When I walked into the kindergarten, a boy — who was not my child — hugged me. I hugged him back. The whole thing felt totally inappropriate.
I had been visiting my son’s kindergarten class every week for several weeks to help kids write stories, and apparently, this boy was really happy to see me. So he did what five-year-olds are prone to do: He threw his arms around me and buried his face in my belly.
My instincts told me to hug him back, so I did. Only then did I think that perhaps I shouldn’t have put my arms around someone else’s kid, even though I knew his mother and knew she wouldn’t mind. It seemed more damaging to pry his arms off of me than to just hug the kid back, school rules be damned.
Eight years later, my son’s classmates no longer try to hug me. Instead, they follow me.
Three of the eighth grade boys on my son’s soccer team are following me on Instagram, occasionally posting comments under my photos. I comment back, but I won’t follow them. The whole thing feels totally inappropriate.
Maybe it would be okay if I was just Chris’ mom and his friends liked my photos of the baby deer in my backyard, my cat fast asleep on my desk or even the five-inch high heels I wore at a magazine photo shoot a few weeks ago.
But I am their soccer coach, which means I had to undergo a background check that included getting fingerprinted at our local police station to be allowed to clean out their slide tackle burns and shout at them to “Shoooooooot it noooooooow!”
Somehow, though, I’m really not sure it’s should be okay for me to then “like” photos of their slide tackle burns or their shots on goal, especially since, on Instagram, you click on a heart to show your appreciation. Grown woman and adolescent boys? Hearts and banter?
In real life, our communication is all part of the team-building camaraderie. For instance, I might quash their giggling at practice after I’ve made the mistake of asking for “balls” without saying “soccer” first by singing, “Balls had the queen, if I had them I’d be king.” And that’s okay because it’s between us boys.
Online though, there’s a different feel to it all. And I feel like kids and grown-ups shouldn’t be fraternizing outside of emails about when the next practice is or maybe a game of Words with Friends. I mean, when I was in 8th grade, I never heard from my soccer coach off the field. What would people say about a grown man showing his photos to a 13-year-old girl?
But the Fourth Wall of Parenting has since been broken, so that there’s no more Us and Them, Grown-Ups and Children. First other people’s kids started calling us by our first names. Then they friended us on Facebook. Now they “<3″ our photos of our beer and open-faced sandwiches and they LOL!!!! at our tweets.
It’s fun and sweet and yet, totally inappropriate.
Right?
Instagram is a photo sharing site that, so far, seems harmless. You post a photo, set it with an interesting filter, and post it to Instagram and other social media sites, such as Facebook, Tumblr and/or Twitter.

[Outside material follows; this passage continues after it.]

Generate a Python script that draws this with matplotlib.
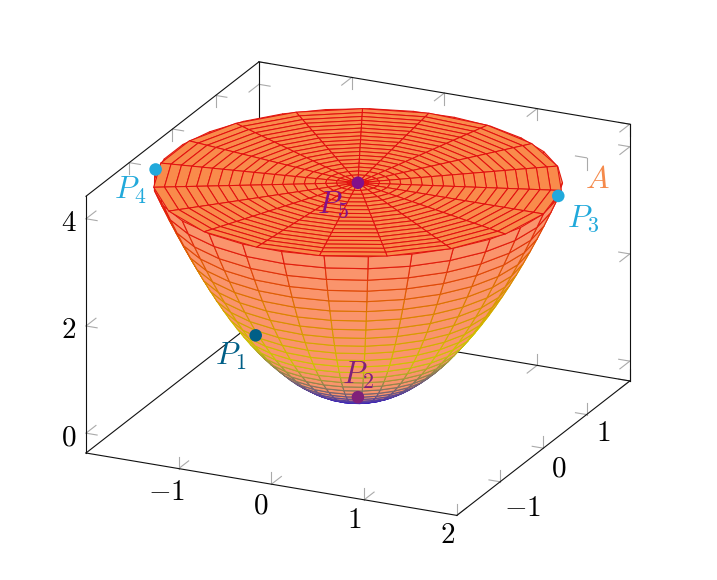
import numpy as np
import matplotlib
matplotlib.use("Agg")
import matplotlib.pyplot as plt
from matplotlib.colors import LinearSegmentedColormap
from mpl_toolkits.mplot3d import proj3d
from mpl_toolkits.mplot3d.art3d import Poly3DCollection

plt.rcParams['mathtext.fontset'] = 'cm'
plt.rcParams['font.family'] = ['DejaVu Serif']

# Data -----------------------------------------------------------------
wall_radii = [0, .069, .138, .207, .276, .345, .414, .483, .552, .621, .690, .759, .828, .897, .966,
              1.034, 1.103, 1.172, 1.241, 1.310, 1.379, 1.448, 1.517, 1.586, 1.655, 1.724, 1.793,
              1.862, 1.931, 2]
wall_heights = [0, .005, .019, .043, .076, .119, .171, .233, .305, .386, .476, .576, .686, .805, .933,
                1.070, 1.217, 1.374, 1.540, 1.716, 1.902, 2.097, 2.301, 2.515, 2.739, 2.972, 3.215,
                3.467, 3.729, 4]
wall_angles = [0, 12.4, 24.8, 37.2, 49.7, 62.1, 74.5, 86.9, 99.3, 111.7, 124.1, 136.6, 149.0, 161.4,
               173.8, 186.2, 198.6, 211.0, 223.4, 235.9, 248.3, 260.7, 273.1, 285.5, 297.9, 310.3,
               322.8, 335.2, 347.6, 360]
disc_radii = [0, .105, .211, .316, .421, .526, .632, .737, .842, .947,
              1.053, 1.158, 1.263, 1.368, 1.474, 1.579, 1.684, 1.789, 1.895, 2]
disc_angles = [0, 18.9, 37.9, 56.8, 75.8, 94.7, 113.7, 132.6, 151.6, 170.5,
               189.5, 208.4, 227.4, 246.3, 265.3, 284.2, 303.2, 322.1, 341.1, 360]
disc_height = 4
x_ticks = [-1, 0, 1, 2]
y_ticks = [-1, 0, 1, 2]
z_ticks = [0, 2, 4]
x_labels = ['$-1$', '$0$', '$1$', '$2$']
y_labels = ['$-1$', '$0$', '$1$', '']
z_labels = ['$0$', '$2$', '$4$']
point_names = ['$P_1$', '$P_2$', '$P_3$', '$P_4$', '$P_5$']
point_x = [-1, 0, 2, -2, 0]
point_y = [-.22, 0, .345, -.39, 0]
point_z = [1.0, 0, 4.12, 3.91, 4]

# Style ----------------------------------------------------------------
xlim, ylim, zlim = (-2, 2), (-2, 2), (-.37, 4.42)
point_colors = ['#005f87', '#80207a', '#21a9db', '#21a9db', '#82108a']
label_colors = ['#005f87', '#80207a', '#21a9db', '#21a9db', '#82108a']
hot = LinearSegmentedColormap.from_list('hot4', ['#2a10d0', '#cfc800', '#dd8000', '#e21010'])
W, H = 717, 580

fig = plt.figure(figsize=(W / 100, H / 100), dpi=100)
ax = fig.add_axes([0, 0, 1, W / H], projection='3d', proj_type='ortho',
                  computed_zorder=False)
ax.set_xlim(*xlim, view_margin=0)
ax.set_ylim(*ylim, view_margin=0)
ax.set_zlim(*zlim, view_margin=0)
ax.view_init(elev=21.2, azim=-65.05)
ax.patch.set_alpha(0)


def grid(radii, angles):
    r, t = np.array(radii), np.radians(angles)
    R, T = np.meshgrid(r, t, indexing='ij')
    return R * np.cos(T), R * np.sin(T)


def quads(X, Y, Z):
    out, zs = [], []
    for i in range(X.shape[0] - 1):
        for j in range(X.shape[1] - 1):
            idx = [(i, j), (i + 1, j), (i + 1, j + 1), (i, j + 1)]
            out.append([(X[a], Y[a], Z[a]) for a in idx])
            zs.append(np.mean([Z[a] for a in idx]))
    return out, np.array(zs)


Xw, Yw = grid(wall_radii, wall_angles)
Zw = np.repeat(np.array(wall_heights)[:, None], len(wall_angles), axis=1)
wq, wz = quads(Xw, Yw, Zw)
wall = Poly3DCollection(wq, facecolors='#fa946c', edgecolors=hot(wz / disc_height),
                        linewidths=0.8, zorder=5, zsort='average')
ax.add_collection3d(wall)

Xd, Yd = grid(disc_radii, disc_angles)
dq, dz = quads(Xd, Yd, np.full_like(Xd, disc_height))
disc = Poly3DCollection(dq, facecolors='#f98b4b', edgecolors=hot(dz / disc_height),
                        linewidths=0.75, zorder=6, zsort='average')
ax.add_collection3d(disc)

# box ------------------------------------------------------------------
x0, x1 = xlim
y0, y1 = ylim
z0, z1 = zlim
edges = [((x0, y0, z0), (x1, y0, z0)), ((x1, y0, z0), (x1, y1, z0)),
         ((x1, y1, z0), (x1, y1, z1)), ((x1, y1, z1), (x0, y1, z1)),
         ((x0, y1, z1), (x0, y0, z1)), ((x0, y0, z1), (x0, y0, z0)),
         ((x0, y0, z0), (x0, y1, z0)), ((x0, y1, z0), (x1, y1, z0)),
         ((x0, y1, z0), (x0, y1, z1))]
for a, b in edges:
    ax.plot(*zip(a, b), color='#111111', lw=0.8, zorder=2)

dx, dy, dz_ = .12, .23, .22
tick_c = '#aaaaaa'


def stroke(p, d):
    ax.plot([p[0], p[0] + d[0]], [p[1], p[1] + d[1]], [p[2], p[2] + d[2]],
            color=tick_c, lw=0.8, zorder=1)


for v in x_ticks:
    for yy, zz, sy, sz in [(y0, z0, 1, 1), (y1, z1, -1, -1), (y1, z0, -1, 1)]:
        stroke((v, yy, zz), (0, sy * dy, 0))
        stroke((v, yy, zz), (0, 0, sz * dz_))
for v in y_ticks:
    for xx, zz, sx, sz in [(x0, z1, 1, -1), (x1, z0, -1, 1), (x1, z1, -1, -1)]:
        stroke((xx, v, zz), (sx * dx, 0, 0))
        stroke((xx, v, zz), (0, 0, sz * dz_))
for v in z_ticks:
    for xx, yy, sx, sy in [(x0, y0, 1, 1), (x0, y1, 1, -1), (x1, y1, -1, -1)]:
        stroke((xx, yy, v), (sx * dx, 0, 0))
        stroke((xx, yy, v), (0, sy * dy, 0))

# native axes: panes and axis lines hidden --------------------------------
ax.grid(False)
for axis, ticks in [(ax.xaxis, x_ticks), (ax.yaxis, y_ticks), (ax.zaxis, z_ticks)]:
    axis.set_ticks(ticks)
    axis.set_ticklabels([''] * len(ticks))
    axis.set_pane_color((1, 1, 1, 0))
    axis.pane.set_edgecolor((1, 1, 1, 0))
    axis.line.set_color((1, 1, 1, 0))
    axis._axinfo['tick']['inward_factor'] = 0
    axis._axinfo['tick']['outward_factor'] = 0
    axis.set_tick_params(width=0)

# points ------------------------------------------------------------------
ax.scatter(point_x, point_y, point_z, s=82, c=point_colors, depthshade=False,
           linewidths=0, zorder=10)

# align the axis box with the reference -----------------------------------
box = np.array([409.5, 410.5, 275.7])
zoom = 1.0
ax.set_box_aspect(box, zoom=zoom)


def pixel(p):
    M = ax.get_proj()
    u, v, _ = proj3d.proj_transform(p[0], p[1], p[2], M)
    return ax.transData.transform((u, v))


fig.canvas.draw()
A, B = (x0, y0, z0), (x1, y1, z1)
target_a = np.array([86.0, H - 453.0])
target_b = np.array([630.0, H - 124.5])
pa, pb = pixel(A), pixel(B)
zoom *= np.linalg.norm(target_b - target_a) / np.linalg.norm(pb - pa)
ax.set_box_aspect(box, zoom=zoom)
fig.canvas.draw()
shift = target_a - pixel(A)
pos = ax.get_position(original=True)
ax.set_position([pos.x0 + shift[0] / W, pos.y0 + shift[1] / H, pos.width, pos.height])
fig.canvas.draw()


def tick_label(p, s, off):
    q = pixel(p) + np.array(off)
    fig.text(q[0] / W, q[1] / H, s, fontsize=21, color='black', ha='center', va='center')


x_offs = [(-12, -23.4), (-10.5, -21), (-10, -20), (-9, -19.6)]
y_offs = [(22, -26), (15.6, -20), (16.3, -18.4), (0, 0)]
for v, s, o in zip(x_ticks, x_labels, x_offs):
    tick_label((v, y0, z0), s, o)
for v, s, o in zip(y_ticks, y_labels, y_offs):
    if s:
        tick_label((x1, v, z0), s, o)
for v, s in zip(z_ticks, z_labels):
    tick_label((x0, y0, v), s, (-17, -4))

label_px = [(231, 356), (358, 375), (583, 219), (130, 190), (333, 205)]
for name, c, (px, py) in zip(point_names, label_colors, label_px):
    fig.text(px / W, 1 - py / H, name, color=c, fontsize=22.5, ha='center', va='center', zorder=20)
fig.text(597 / W, 1 - 179 / H, '$A$', color='#f58a4b', fontsize=22.5, ha='center', va='center', zorder=20)

fig.savefig('out.png', dpi=100)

Your followers can comment or like (or heart here). It just seems creepy for an adult to follow children’s photos. Sort of. I dunno.
Hi Jen – Tough one. I don;t know anything about Instagram.
I’ve read alot of research about socme and tweens/teens, and it’s tricky.
I think it’s ok to follow, it’s the quality of the interactions, I think???? The online world is a subset of your real life and hopefully, your facebook is not all of who you really are… and their facebook pages are usually carefully constructed to enhance who they are… any thoughts??
I have friended some of my friends’ kids on Facebook. It is part of their deal with their parents that some other adult had access to them. Of course, my son has figured out how to block certain people from seeing his Google + posts so it doesn’t much matter anymore…
If my 8th grader so much as sees me looking at the Facebook page of a friend, he says “Stalker!” And though he exaggerates, there’s truth to it: it is creepy to follow your kids’ friends. I think online we have to follow the same parenting advice we live by: we’re parents, not friends.